We concluded that the approach taken by Sonix makes several assumptions that can work or not, depending on the speaker and the quality of the recording.

What was fascinating is that the service will colour code its transcription based on how confident it is of what is being said, and this self-analysis is very revealing.

In some circumstances, it will correctly identify that a section might be suspect, but in other parts, it is confident of section it transcribed entirely wrong.

A few common issues seem to throw it a curveball, and one of these is people who don’t speak grammatically perfect prose. In an effort to make their speech more direct, they’ve removed some words from their sentences, making for a more dramatic style. When these are transcribed by Sonix, it appears determined to add those words back to fit its internal grammar model, rather than what was actually spoken.

The transcription reads better as a document, but it isn’t truly representative of what was said.

Sonix is certainly better when the quality of the recording and the clarity of the speaker is high, as we proved with a small clip of Stephen Fry reading Harry Potter. But, it isn’t possible to always have such control over the quality of sound, and it still made mistakes with that test.

Another problem area is formal names and technical words or abbreviations. These can be addressed by adding them to the custom dictionary, but this requires work to make the system able to realise better when names or acronyms are being used.

For those that need transcription word perfect, Sonix has a selection of associated professional transcribers that can work through a recording and address those issues, but this somewhat defeats the purpose of processed transcription.

Sonix.ai

(Image credit: Sonix)

Security

The focus of Sonix.ai security is the servers where the audio is processed, and the transcriptions are held.

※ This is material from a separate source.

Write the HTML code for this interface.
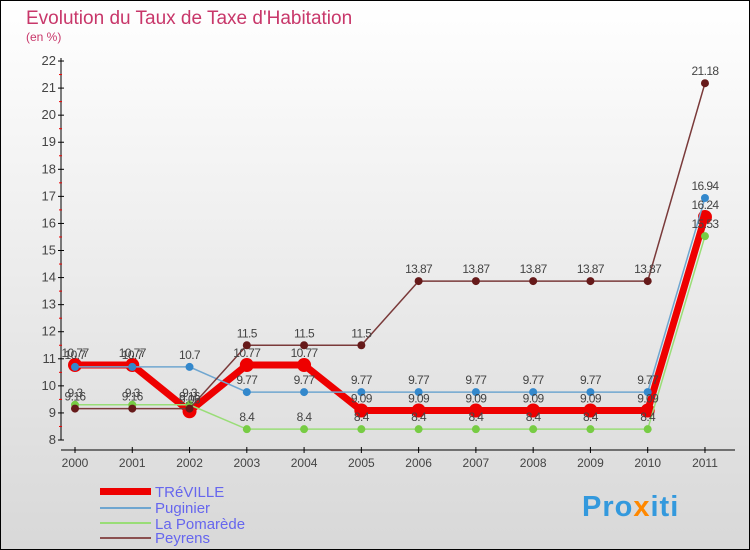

All traffic is encrypted using TLS (Transport Layer Security) and once the files are on the server that is protected by multiple layers of firewall, intrusion protection and all data is ringfenced by AES-256 server-side encryption. And, the company promises that employees don’t have access to recordings or transcriptions unless explicit permission is given for them to have that.

The critical problem with this approach is that a simple login and password can circumvent it all. Sonix.ai has no two-factor authentication, and it doesn’t have an easily accessible log of who accesses files and when.

From a security viewpoint, this might well be considered an over-reliance on the integrity of those using the system not to share recordings with others outside the business or retain potentially sensitive the files when they leave the company.

In short, the security needs to be better, and the tracking or users activity given greater priority.

Final verdict

Considering the relatively high cost, we expected Sonix to perform better than it did.

Perhaps we were unlucky with our choices of things to transcode, but it did still seem to make an inordinate amount of errors.

On the plus side of this equation, it’s fast, and it’s a remarkably easy system to use, although we’d recommend running a few example recordings through this solution before committing to a subscription.

The biggest issue with Sonix is the high cost, and even if it is the right tool for your particular requirement, there are cheaper means to turn audio into text elsewhere.